# GIVEN INFORMATION start
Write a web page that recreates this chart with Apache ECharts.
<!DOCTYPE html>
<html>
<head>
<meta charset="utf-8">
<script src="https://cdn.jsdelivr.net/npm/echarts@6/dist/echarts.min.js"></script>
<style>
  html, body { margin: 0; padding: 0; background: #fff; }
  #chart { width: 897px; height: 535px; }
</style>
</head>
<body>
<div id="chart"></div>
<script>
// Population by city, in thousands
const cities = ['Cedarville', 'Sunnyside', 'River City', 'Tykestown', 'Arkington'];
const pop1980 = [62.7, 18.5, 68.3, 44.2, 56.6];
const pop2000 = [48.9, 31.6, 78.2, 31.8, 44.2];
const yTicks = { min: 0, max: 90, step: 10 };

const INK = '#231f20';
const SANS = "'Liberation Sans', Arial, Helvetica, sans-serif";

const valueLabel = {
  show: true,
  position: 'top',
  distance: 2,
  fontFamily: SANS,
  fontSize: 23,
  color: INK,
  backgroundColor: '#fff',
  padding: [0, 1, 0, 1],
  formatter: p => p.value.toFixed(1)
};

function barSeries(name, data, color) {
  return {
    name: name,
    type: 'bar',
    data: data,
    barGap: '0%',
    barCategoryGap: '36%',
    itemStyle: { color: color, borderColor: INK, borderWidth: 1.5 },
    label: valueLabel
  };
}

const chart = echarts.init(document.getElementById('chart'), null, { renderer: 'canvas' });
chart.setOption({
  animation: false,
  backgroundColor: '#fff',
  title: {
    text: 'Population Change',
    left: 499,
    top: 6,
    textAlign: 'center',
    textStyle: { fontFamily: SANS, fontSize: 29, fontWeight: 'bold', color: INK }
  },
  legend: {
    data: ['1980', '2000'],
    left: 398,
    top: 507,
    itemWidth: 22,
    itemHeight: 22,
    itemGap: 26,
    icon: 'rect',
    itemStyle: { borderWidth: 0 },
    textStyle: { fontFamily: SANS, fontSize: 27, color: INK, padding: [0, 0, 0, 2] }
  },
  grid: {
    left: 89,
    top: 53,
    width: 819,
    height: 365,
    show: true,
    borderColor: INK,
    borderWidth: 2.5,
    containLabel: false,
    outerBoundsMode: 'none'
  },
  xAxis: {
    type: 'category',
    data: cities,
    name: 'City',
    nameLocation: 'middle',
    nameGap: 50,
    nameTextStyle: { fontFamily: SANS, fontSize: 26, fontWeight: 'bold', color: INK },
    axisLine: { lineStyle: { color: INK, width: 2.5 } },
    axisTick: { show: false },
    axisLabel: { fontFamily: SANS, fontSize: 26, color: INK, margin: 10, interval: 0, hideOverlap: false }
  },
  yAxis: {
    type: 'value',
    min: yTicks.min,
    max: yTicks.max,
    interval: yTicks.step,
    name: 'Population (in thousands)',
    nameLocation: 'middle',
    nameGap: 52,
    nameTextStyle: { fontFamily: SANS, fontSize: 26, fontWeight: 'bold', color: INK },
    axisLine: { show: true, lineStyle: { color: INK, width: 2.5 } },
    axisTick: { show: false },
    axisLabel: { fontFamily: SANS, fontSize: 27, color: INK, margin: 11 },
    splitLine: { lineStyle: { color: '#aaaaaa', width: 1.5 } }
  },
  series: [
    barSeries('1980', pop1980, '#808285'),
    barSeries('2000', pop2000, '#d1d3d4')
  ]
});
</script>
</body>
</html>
# GIVEN INFORMATION end
--- WHAT YOU HAVE TO DO ---
Repeat the data precisely, line by line.

--- EXERCISE RESULT ---
Write a web page that recreates this chart with Apache ECharts.
<!DOCTYPE html>
<html>
<head>
<meta charset="utf-8">
<script src="https://cdn.jsdelivr.net/npm/echarts@6/dist/echarts.min.js"></script>
<style>
  html, body { margin: 0; padding: 0; background: #fff; }
  #chart { width: 897px; height: 535px; }
</style>
</head>
<body>
<div id="chart"></div>
<script>
// Population by city, in thousands
const cities = ['Cedarville', 'Sunnyside', 'River City', 'Tykestown', 'Arkington'];
const pop1980 = [62.7, 18.5, 68.3, 44.2, 56.6];
const pop2000 = [48.9, 31.6, 78.2, 31.8, 44.2];
const yTicks = { min: 0, max: 90, step: 10 };

const INK = '#231f20';
const SANS = "'Liberation Sans', Arial, Helvetica, sans-serif";

const valueLabel = {
  show: true,
  position: 'top',
  distance: 2,
  fontFamily: SANS,
  fontSize: 23,
  color: INK,
  backgroundColor: '#fff',
  padding: [0, 1, 0, 1],
  formatter: p => p.value.toFixed(1)
};

function barSeries(name, data, color) {
  return {
    name: name,
    type: 'bar',
    data: data,
    barGap: '0%',
    barCategoryGap: '36%',
    itemStyle: { color: color, borderColor: INK, borderWidth: 1.5 },
    label: valueLabel
  };
}

const chart = echarts.init(document.getElementById('chart'), null, { renderer: 'canvas' });
chart.setOption({
  animation: false,
  backgroundColor: '#fff',
  title: {
    text: 'Population Change',
    left: 499,
    top: 6,
    textAlign: 'center',
    textStyle: { fontFamily: SANS, fontSize: 29, fontWeight: 'bold', color: INK }
  },
  legend: {
    data: ['1980', '2000'],
    left: 398,
    top: 507,
    itemWidth: 22,
    itemHeight: 22,
    itemGap: 26,
    icon: 'rect',
    itemStyle: { borderWidth: 0 },
    textStyle: { fontFamily: SANS, fontSize: 27, color: INK, padding: [0, 0, 0, 2] }
  },
  grid: {
    left: 89,
    top: 53,
    width: 819,
    height: 365,
    show: true,
    borderColor: INK,
    borderWidth: 2.5,
    containLabel: false,
    outerBoundsMode: 'none'
  },
  xAxis: {
    type: 'category',
    data: cities,
    name: 'City',
    nameLocation: 'middle',
    nameGap: 50,
    nameTextStyle: { fontFamily: SANS, fontSize: 26, fontWeight: 'bold', color: INK },
    axisLine: { lineStyle: { color: INK, width: 2.5 } },
    axisTick: { show: false },
    axisLabel: { fontFamily: SANS, fontSize: 26, color: INK, margin: 10, interval: 0, hideOverlap: false }
  },
  yAxis: {
    type: 'value',
    min: yTicks.min,
    max: yTicks.max,
    interval: yTicks.step,
    name: 'Population (in thousands)',
    nameLocation: 'middle',
    nameGap: 52,
    nameTextStyle: { fontFamily: SANS, fontSize: 26, fontWeight: 'bold', color: INK },
    axisLine: { show: true, lineStyle: { color: INK, width: 2.5 } },
    axisTick: { show: false },
    axisLabel: { fontFamily: SANS, fontSize: 27, color: INK, margin: 11 },
    splitLine: { lineStyle: { color: '#aaaaaa', width: 1.5 } }
  },
  series: [
    barSeries('1980', pop1980, '#808285'),
    barSeries('2000', pop2000, '#d1d3d4')
  ]
});
</script>
</body>
</html>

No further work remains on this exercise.